Few painters are more arrestingly, pleasingly odd

One way in, since you were asking, might be to find words to describe the particular brush strokes that Rose Wylie seems to use. Here’s a bit of a list, though not an exhaustible one by any means: splots, dots, dashes, splats, splashes, splodges, licks, tags, plops, plonks, crumps, etc. Does all this sound a bit ridiculous? Sorry. Blame the work, not me.

And a little odd-sounding, too? You bet. There are few painters more arrestingly odd than Wylie, and it took a while for a big gallery to notice quite how pleasingly odd she was, and what it all amounted to. This is her second show at David Zwirner over in Mayfair, but her first wasn’t much of a show at all, so you could call it her first without over-masticating the truth.

It’s a huge show too, covering all three of the gallery’s floors. It is a bit of a surprise that a woman of her age should have produced such a mountain of work – and on such large a scale, too. She will be 84 in October.

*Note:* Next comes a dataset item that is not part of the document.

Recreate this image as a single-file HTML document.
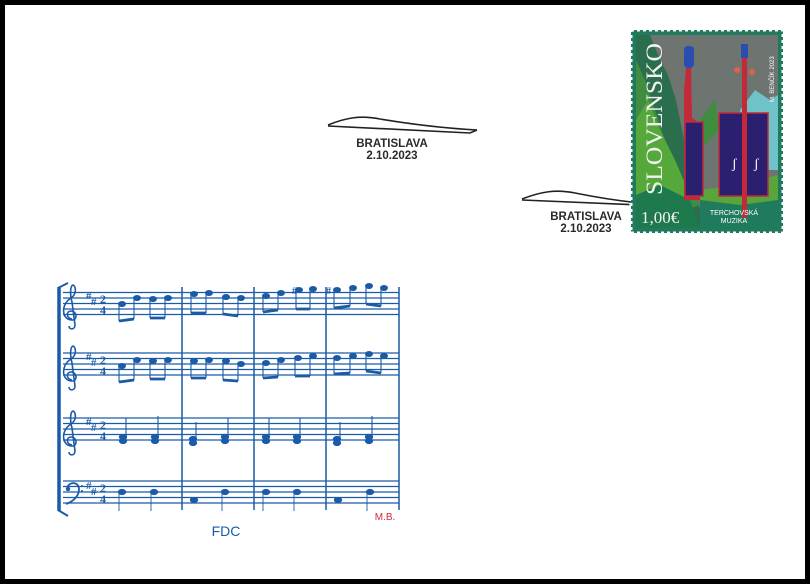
<!DOCTYPE html>
<html><head><meta charset="utf-8"><style>
html,body{margin:0;padding:0;background:#000;}
svg{display:block}
</style></head><body>
<svg width="810" height="584" viewBox="0 0 810 584" xmlns="http://www.w3.org/2000/svg">
<rect x="0" y="0" width="810" height="584" fill="#000"/>
<rect x="5" y="5" width="800" height="574" fill="#fff"/>

<!-- cancellations -->
<g fill="none" stroke="#222" stroke-width="1.6">
<path d="M328,125 C345,118 360,115 380,119 C410,124 440,128 477,130"/>
<path d="M328,126 L470,133 L477,130"/>
<path d="M522,199 C540,192 555,189 575,193 C600,198 620,201 640,203"/>
<path d="M522,200 L640,205"/>
</g>
<g font-family="'Liberation Sans',sans-serif" font-weight="bold" font-size="11.5" fill="#2a2a2a" text-anchor="middle">
<text x="392" y="147">BRATISLAVA</text><text x="392" y="159">2.10.2023</text>
<text x="586" y="220">BRATISLAVA</text><text x="586" y="232">2.10.2023</text>
</g>

<!-- stamp -->
<g>
<rect x="631" y="30" width="152" height="203" fill="#1f7a5e"/>
<rect x="636" y="35" width="142" height="193" fill="#6e7470"/>
<polygon points="636,35 650,35 660,60 668,75 676,100 682,130 690,170 700,210 720,228 636,228" fill="#2a6e4e"/>
<polygon points="636,60 645,80 655,110 665,140 680,175 700,205 636,228" fill="#3f8d3f"/>
<polygon points="636,120 648,100 660,130 675,160 690,195 636,210" fill="#55a83a"/>
<polygon points="700,120 715,100 719,130 700,150" fill="#3f8d3f"/>
<polygon points="740,110 755,90 770,100 778,95 778,170 740,170" fill="#6fc3c8"/>
<polygon points="700,190 740,185 778,175 778,228 700,228" fill="#5aa53a"/>
<polygon points="636,195 660,185 690,200 700,228 636,228" fill="#1e7a4c"/>
<polygon points="700,200 740,205 778,200 778,228 700,228" fill="#1f7a5e"/>
<!-- instruments -->
<rect x="684" y="46" width="10" height="22" rx="4" fill="#2a4db0"/>
<path d="M686,68 L691,68 L692,118 L700,124 L700,200 L684,200 L684,90 Z" fill="#c22a3a"/>
<rect x="685" y="122" width="18" height="74" fill="#2b2070" stroke="#c22a3a" stroke-width="1.5"/>
<rect x="719" y="113" width="49" height="83" fill="#2b2070" stroke="#c22a3a" stroke-width="1.5"/>
<rect x="742" y="48" width="5" height="170" fill="#c22a3a"/>
<rect x="741" y="44" width="7" height="14" fill="#2a4db0"/>
<circle cx="737" cy="70" r="3" fill="#e0604a"/><circle cx="752" cy="72" r="3" fill="#e0604a"/>
<text x="732" y="168" font-family="'Liberation Serif',serif" font-size="14" fill="#fff">ʃ</text>
<text x="754" y="168" font-family="'Liberation Serif',serif" font-size="14" fill="#fff">ʃ</text>
<text transform="translate(662,195) rotate(-90)" font-family="'Liberation Serif',serif" font-size="23" fill="#f2f2f2" textLength="152" lengthAdjust="spacingAndGlyphs">SLOVENSKO</text>
<text x="641" y="223" font-family="'Liberation Serif',serif" font-size="17" fill="#f2f2f2">1,00€</text>
<text x="734" y="215" font-family="'Liberation Sans',sans-serif" font-size="7" fill="#fff" text-anchor="middle">TERCHOVSKÁ</text>
<text x="734" y="223" font-family="'Liberation Sans',sans-serif" font-size="7" fill="#fff" text-anchor="middle">MUZIKA</text>
<text transform="translate(774,102) rotate(-90)" font-family="'Liberation Sans',sans-serif" font-size="6" fill="#fff">M. BENČÍK 2023</text>
<rect x="631" y="30" width="152" height="203" fill="none" stroke="#fff" stroke-width="3" stroke-dasharray="3 3"/>
</g>

<!-- music -->
<g stroke="#1a5aa8" fill="none" stroke-width="1.2">
<path d="M63,292.5H399M63,298H399M63,303.5H399M63,309H399M63,314.5H399"/>
<path d="M63,353H399M63,358.5H399M63,364H399M63,369.5H399M63,375H399"/>
<path d="M63,418H399M63,423.5H399M63,429H399M63,434.5H399M63,440H399"/>
<path d="M63,481H399M63,486.5H399M63,492H399M63,497.5H399M63,503H399"/>
<path d="M182,287V510M254,287V510M326,287V510M399,287V510" stroke-width="1.5"/>
<path d="M59,287V511" stroke-width="3.5"/>
<path d="M58,288 L68,283 M58,510 L68,516" stroke-width="2"/>
<path d="M72,319 C66,318 66,311 71,311 C77,311 78,320 72,320 C62,320 60,305 71,298 C77,294 76,286 73,285 C70,286 70,295 72,302 L75,325 C75,330 69,330 69,326" stroke-width="1.6"/>
<path d="M72,380 C66,379 66,372 71,372 C77,372 78,381 72,381 C62,381 60,366 71,359 C77,355 76,347 73,346 C70,347 70,356 72,363 L75,386 C75,391 69,391 69,387" stroke-width="1.6"/>
<path d="M72,445 C66,444 66,437 71,437 C77,437 78,446 72,446 C62,446 60,431 71,424 C77,420 76,412 73,411 C70,412 70,421 72,428 L75,451 C75,456 69,456 69,452" stroke-width="1.6"/>
<path d="M67,490 C67,481 79,481 79,489 C79,497 72,502 66,504" stroke-width="1.8"/>
</g>
<g fill="#1a5aa8" font-family="'Liberation Serif',serif" font-weight="bold">
<circle cx="68" cy="489" r="2.2"/><circle cx="82" cy="486" r="1"/><circle cx="82" cy="491" r="1"/>
<g font-size="11"><text x="86" y="299">#</text><text x="91" y="305">#</text>
<text x="86" y="360">#</text><text x="91" y="366">#</text>
<text x="86" y="425">#</text><text x="91" y="431">#</text>
<text x="86" y="489">#</text><text x="91" y="495">#</text></g>
<g font-size="12"><text x="100" y="303">2</text><text x="100" y="314">4</text>
<text x="100" y="364">2</text><text x="100" y="375">4</text>
<text x="100" y="429">2</text><text x="100" y="440">4</text>
<text x="100" y="492">2</text><text x="100" y="503">4</text></g>
<text x="292" y="294" font-size="10">#</text><text x="326" y="294" font-size="10">#</text>
</g>

<g fill="#1a5aa8" stroke="#1a5aa8" stroke-width="1.1">
<ellipse cx="122" cy="304" rx="3.4" ry="2.5"/><ellipse cx="137" cy="298" rx="3.4" ry="2.5"/>
<ellipse cx="153" cy="299" rx="3.4" ry="2.5"/><ellipse cx="168" cy="298" rx="3.4" ry="2.5"/>
<ellipse cx="194" cy="294" rx="3.4" ry="2.5"/><ellipse cx="209" cy="293" rx="3.4" ry="2.5"/>
<ellipse cx="226" cy="297" rx="3.4" ry="2.5"/><ellipse cx="241" cy="298" rx="3.4" ry="2.5"/>
<ellipse cx="266" cy="296" rx="3.4" ry="2.5"/><ellipse cx="281" cy="293" rx="3.4" ry="2.5"/>
<ellipse cx="299" cy="290" rx="3.4" ry="2.5"/><ellipse cx="313" cy="289" rx="3.4" ry="2.5"/>
<ellipse cx="337" cy="290" rx="3.4" ry="2.5"/><ellipse cx="353" cy="288" rx="3.4" ry="2.5"/>
<ellipse cx="369" cy="286" rx="3.4" ry="2.5"/><ellipse cx="384" cy="288" rx="3.4" ry="2.5"/>
<path d="M119,304V321M134,298V319M150,299V318M165,298V318M191,294V313M206,293V313M223,297V315M238,298V316M263,296V312M278,293V310M296,290V309M310,289V309M334,290V308M350,288V306M366,286V304M381,288V306" fill="none"/>
<path d="M119,321L134,319M150,318L165,318M191,313L206,313M223,314L238,316M263,312L278,310M296,309L310,309M334,308L350,306M366,304L381,306" stroke-width="2.8" fill="none"/>
<ellipse cx="122" cy="366" rx="3.4" ry="2.5"/><ellipse cx="137" cy="360" rx="3.4" ry="2.5"/>
<ellipse cx="153" cy="361" rx="3.4" ry="2.5"/><ellipse cx="168" cy="360" rx="3.4" ry="2.5"/>
<ellipse cx="194" cy="361" rx="3.4" ry="2.5"/><ellipse cx="209" cy="360" rx="3.4" ry="2.5"/>
<ellipse cx="226" cy="361" rx="3.4" ry="2.5"/><ellipse cx="241" cy="364" rx="3.4" ry="2.5"/>
<ellipse cx="266" cy="363" rx="3.4" ry="2.5"/><ellipse cx="281" cy="360" rx="3.4" ry="2.5"/>
<ellipse cx="298" cy="358" rx="3.4" ry="2.5"/><ellipse cx="313" cy="356" rx="3.4" ry="2.5"/>
<ellipse cx="337" cy="358" rx="3.4" ry="2.5"/><ellipse cx="353" cy="356" rx="3.4" ry="2.5"/>
<ellipse cx="369" cy="354" rx="3.4" ry="2.5"/><ellipse cx="384" cy="356" rx="3.4" ry="2.5"/>
<path d="M119,366V382M134,360V380M150,361V379M165,360V379M191,361V378M206,360V378M223,361V380M238,364V381M263,363V378M278,360V377M295,358V376M310,356V376M334,358V374M350,356V373M366,354V371M381,356V373" fill="none"/>
<path d="M119,382L134,380M150,379L165,379M191,378L206,378M223,380L238,381M263,378L278,377M295,376L310,376M334,374L350,373M366,371L381,373" stroke-width="2.8" fill="none"/>
<g>
<ellipse cx="123" cy="441" rx="3.6" ry="2.6"/><ellipse cx="123" cy="437" rx="3.6" ry="2.6"/>
<ellipse cx="155" cy="441" rx="3.6" ry="2.6"/><ellipse cx="155" cy="437" rx="3.6" ry="2.6"/>
<ellipse cx="193" cy="443" rx="3.6" ry="2.6"/><ellipse cx="193" cy="439" rx="3.6" ry="2.6"/>
<ellipse cx="225" cy="441" rx="3.6" ry="2.6"/><ellipse cx="225" cy="437" rx="3.6" ry="2.6"/>
<ellipse cx="266" cy="441" rx="3.6" ry="2.6"/><ellipse cx="266" cy="437" rx="3.6" ry="2.6"/>
<ellipse cx="297" cy="441" rx="3.6" ry="2.6"/><ellipse cx="297" cy="437" rx="3.6" ry="2.6"/>
<ellipse cx="337" cy="443" rx="3.6" ry="2.6"/><ellipse cx="337" cy="439" rx="3.6" ry="2.6"/>
<ellipse cx="369" cy="441" rx="3.6" ry="2.6"/><ellipse cx="369" cy="437" rx="3.6" ry="2.6"/>
<path d="M126,437V418M158,437V416M196,439V422M228,437V418M269,437V418M300,437V418M340,439V422M372,437V416" fill="none"/>
</g>
<ellipse cx="122" cy="492" rx="3.6" ry="2.6"/><ellipse cx="154" cy="492" rx="3.6" ry="2.6"/>
<ellipse cx="194" cy="500" rx="3.6" ry="2.6"/><ellipse cx="225" cy="492" rx="3.6" ry="2.6"/>
<ellipse cx="266" cy="492" rx="3.6" ry="2.6"/><ellipse cx="297" cy="492" rx="3.6" ry="2.6"/>
<ellipse cx="338" cy="500" rx="3.6" ry="2.6"/><ellipse cx="370" cy="492" rx="3.6" ry="2.6"/>
<path d="M119,492V511M151,492V511M222,492V511M263,492V511M294,492V511M367,492V511" fill="none" stroke-width="0.9"/>
</g>

<text x="226" y="536" font-family="'Liberation Sans',sans-serif" font-size="14" fill="#1a5aa8" text-anchor="middle">FDC</text>
<text x="385" y="520" font-family="'Liberation Sans',sans-serif" font-size="10" fill="#d8283a" text-anchor="middle">M.B.</text>
</svg>
</body></html>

Now here comes a big pantechnicon of a generalisation to jam the road. Brace yourself. Evidence from this show proves, at a stroke, quite conclusively, that youth have lost the plot, that they were never mature enough or knowledgeable enough to be taken seriously in the first place. The future belongs to those women who have lived long enough to deserve it. Think of Louise Bourgeois. Think of Phyllida Barlow. My case rests.